Hybrid metal/organic subwavelength-structured media can exhibit highly unusual photonic properties. In particular, such media permit a fine tuning of the interactions between constituents, giving birth to new excitation modes, such as plasmon-mediated collective oscillations or strongly-coupled hybrid exciton-polariton waves. This offers original coupling schemes between light and matter of high interest in particular for light emission, light amplification or nonlinear optical processes.
Self-organized molecular systems permit a soft « bottom-up » fabrication of self-replicated structures with hierarchical organizations from the molecular scale up to the macroscopic scale. Liquid crystals embedding various π-conjugated mesogens are outstanding examples combining multi-scale organized structures with fluidity and self-healing. Perylene bisimide dye (PTCDI) is the best archetype as it is amenable to form a large variety of structures and offers a unique combination of (i) one-dimensional nature, (ii) ability for pi-stacking and (iii) intense luminescence even in condensed phases.
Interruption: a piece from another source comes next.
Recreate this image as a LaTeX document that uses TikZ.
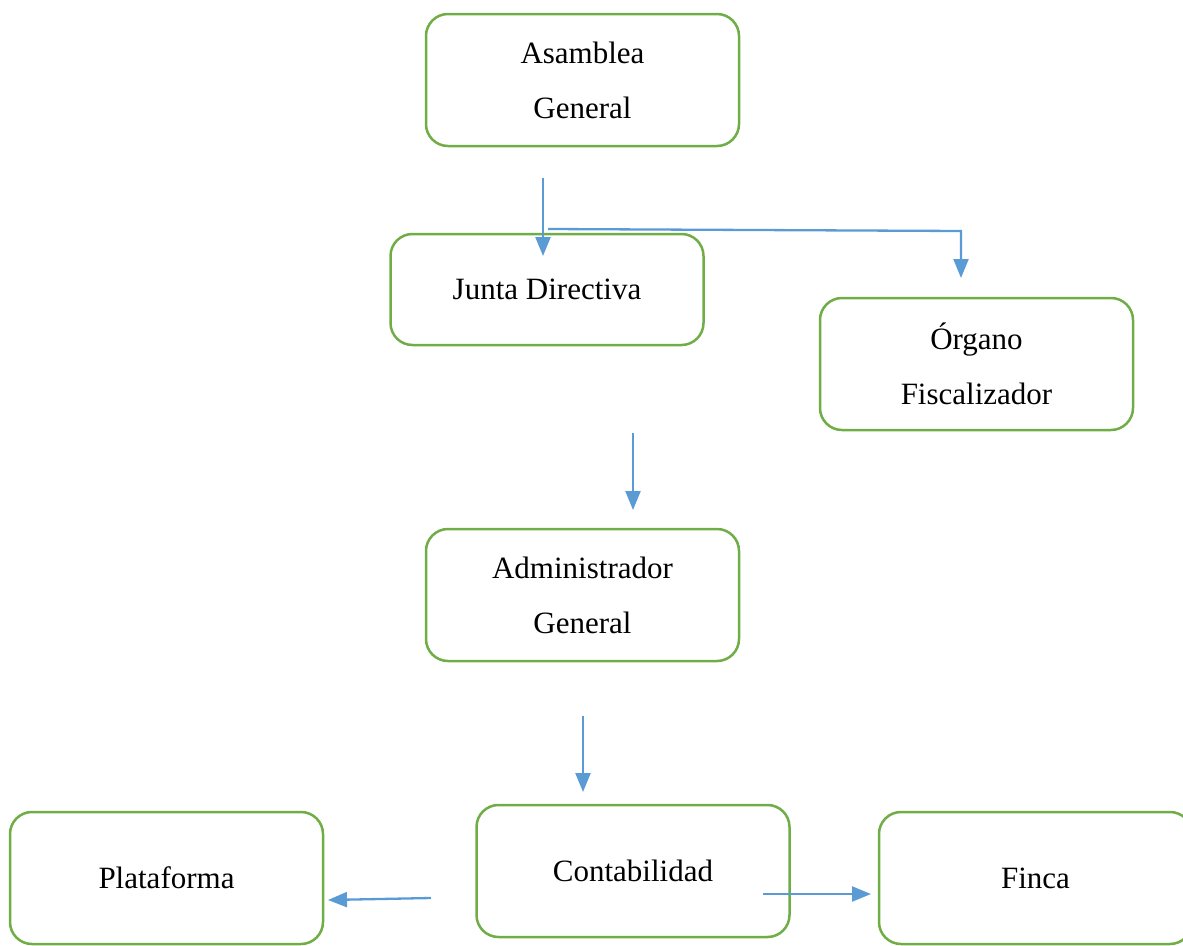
\documentclass[tikz,border=0pt]{standalone}
\usepackage{fontspec}
\setmainfont{Liberation Serif}
\usetikzlibrary{arrows.meta}
\definecolor{boxgreen}{HTML}{70AD47}
\definecolor{arrowblue}{HTML}{5B9BD5}
\tikzset{
  orgbox/.style={draw=boxgreen, line width=2.5pt, rounded corners=22pt,
    minimum width=313pt, minimum height=132pt, align=center,
    font=\fontsize{31}{55}\selectfont},
  orgarrow/.style={draw=arrowblue, line width=2.3pt,
    -{Triangle[width=15pt,length=19pt]}}
}
\begin{document}
\begin{tikzpicture}[x=1pt,y=-1pt]

\useasboundingbox (0,0) rectangle (1183,945);
  \node[orgbox] (asamblea) at (582.5,80) {Asamblea\\General};
  \node[orgbox, minimum height=111pt] (junta) at (547,289.5) {Junta Directiva};
  \node[orgbox] (organo) at (976.5,364) {Órgano\\Fiscalizador};
  \node[orgbox] (admin) at (582.5,595) {Administrador\\General};
  \node[orgbox] (conta) at (633,871) {Contabilidad};
  \node[orgbox] (plataforma) at (166.5,878) {Plataforma};
  \node[orgbox] (finca) at (1035.5,878) {Finca};
  \coordinate (a1) at (543,178);
  \coordinate (a2) at (543,256);
  \coordinate (b1) at (548,229);
  \coordinate (b2) at (961,231);
  \coordinate (b3) at (961,278);
  \coordinate (c1) at (633,433);
  \coordinate (c2) at (633,510);
  \coordinate (d1) at (583,716);
  \coordinate (d2) at (583,792);
  \coordinate (e1) at (431,898);
  \coordinate (e2) at (328,900);
  \coordinate (f1) at (763,894);
  \coordinate (f2) at (871,894);
  \draw[orgarrow] (a1) -- (a2);
  \draw[orgarrow] (b1) -- (b2) -- (b3);
  \draw[orgarrow] (c1) -- (c2);
  \draw[orgarrow] (d1) -- (d2);
  \draw[orgarrow] (e1) -- (e2);
  \draw[orgarrow] (f1) -- (f2);
 \end{tikzpicture}
\end{document}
We experimentally demonstrated the strong coupling between dense H-aggregate-like PTCDI-based self-organized lamellar phases and surface plasmon polaritons (SPP) propagating at the interface with the gold substrate.[1] Experimental wavevector-resolved reflectance spectra evidence the formation of hybrid states that display a clear anticrossing, attesting the strong coupling regime with a Rabi splitting energy of ~100 meV at room temperature. The strength of the observed strong coupling regime results from the high degree of organization of the dense layers of self-assembled molecules at the nanoscale which results in the concentration of the oscillator strength in a charge-transfer Frenkel exciton, with a dipole moment parallel to the direction of maximum SPP electric field. We compare our results to numerical simulations of a matrix model and reach a good qualitative agreement with the experimental findings.
The effects of exciton-SPP coupling in emission processes was also investigated. Most of the exciton radiative relaxation is funneled into the SPP. At large pumping rates exciton-exciton recombination is the main limiting factor of the optical – or plasmonic – gain in this hybrid architecture.
[1] Strong Coupling between Self-Assembled Molecules and Surface Plasmon Polaritons J. Bigeon, S. Le Liepvre, S. Vassant, N. Belabas, N. Bardou, C. Minot, A. Yacomotti, A. Levenson, F. Charra, S. Barbay, Journal of Physical Chemistry Letters 2017.